The paper, Projecting global biodiversity indicators under future development scenarios, co-authored by 10 institutions including the International Union for Conservation of Nature (IUCN), Sapienza University of Rome and BirdLife International, is published in the journal Conservation Letters.

The study assesses the impact of future human development scenarios on the conservation of the world’s terrestrial carnivores and ungulates (hoofed mammals). It reveals that a business-as-usual development scenario would bring increased deforestation and carbon emissions, putting one in four species of carnivore and ungulate at a higher risk of extinction by 2050.

“Today’s growing global demand for food, water and energy is satisfied by increasing agricultural productivity and the use of fossil fuels and other resources,” says co-author Thomas Brooks, Head of IUCN’s Science and Knowledge Unit. “This comes at a high environmental cost.”

“In the paper we demonstrate for the first time that human development goals and biodiversity conservation do not need to compete,” says lead author Piero Visconti of the IUCN Red List Global Mammal Assessment Program at Sapienza University of Rome, and Microsoft Research. “We found that an alternative scenario exists that can eradicate hunger and poverty and improve overall human well-being while enhancing the status of biodiversity globally.”

In this ‘Consumption Change’ scenario, access by the poor to food, energy and water is increased to meet the UN Millennium Development Goals while per capita consumption – and meat consumption in particular – in the developed world is reduced, together with crop waste. These actions should result in reduced wildlife habitat loss and greenhouse gas emissions, thereby decreasing species extinction risk, according to the paper.
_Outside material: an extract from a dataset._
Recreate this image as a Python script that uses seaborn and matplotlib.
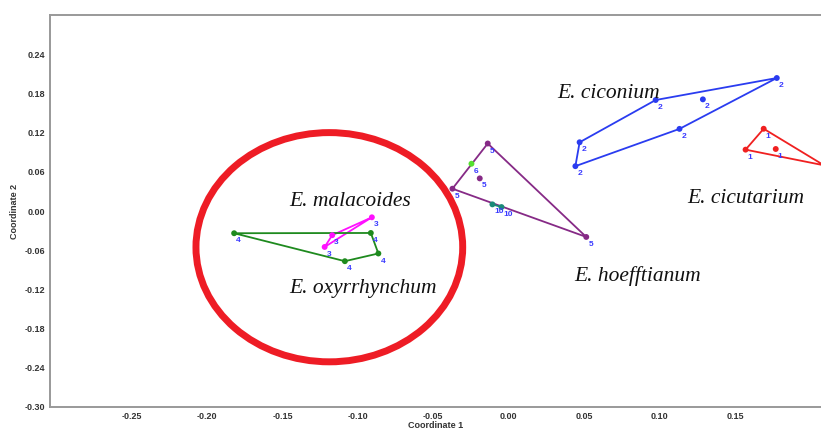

Alongside changes in consumption and more efficient production practices, other measures would be needed. These include reduced logging, progressive environmental legislation such as carbon taxation, strategic placement of protected areas and the use of sustainable agricultural practices to increase crop yields.

The study shows how biodiversity indicators can be used together with social, economic and environmental scenarios to help develop sustainable development policy.

“This kind of study is key for the work of the Intergovernmental Platform on Biodiversity and Ecosystem Services, whose aim is to inform global policy making to address the current biodiversity crisis,” says co-author Rob Alkemade of PBL Netherlands Environmental Assessment Agency and Head of the Technical Support Unit for the IPBES assessment on scenarios and modelling.

The third session of the Intergovernmental Science-Policy Platform on Biodiversity and Ecosystem Services (IPBES) Plenary is taking place from 12 to 17 January 2015, in Bonn, Germany.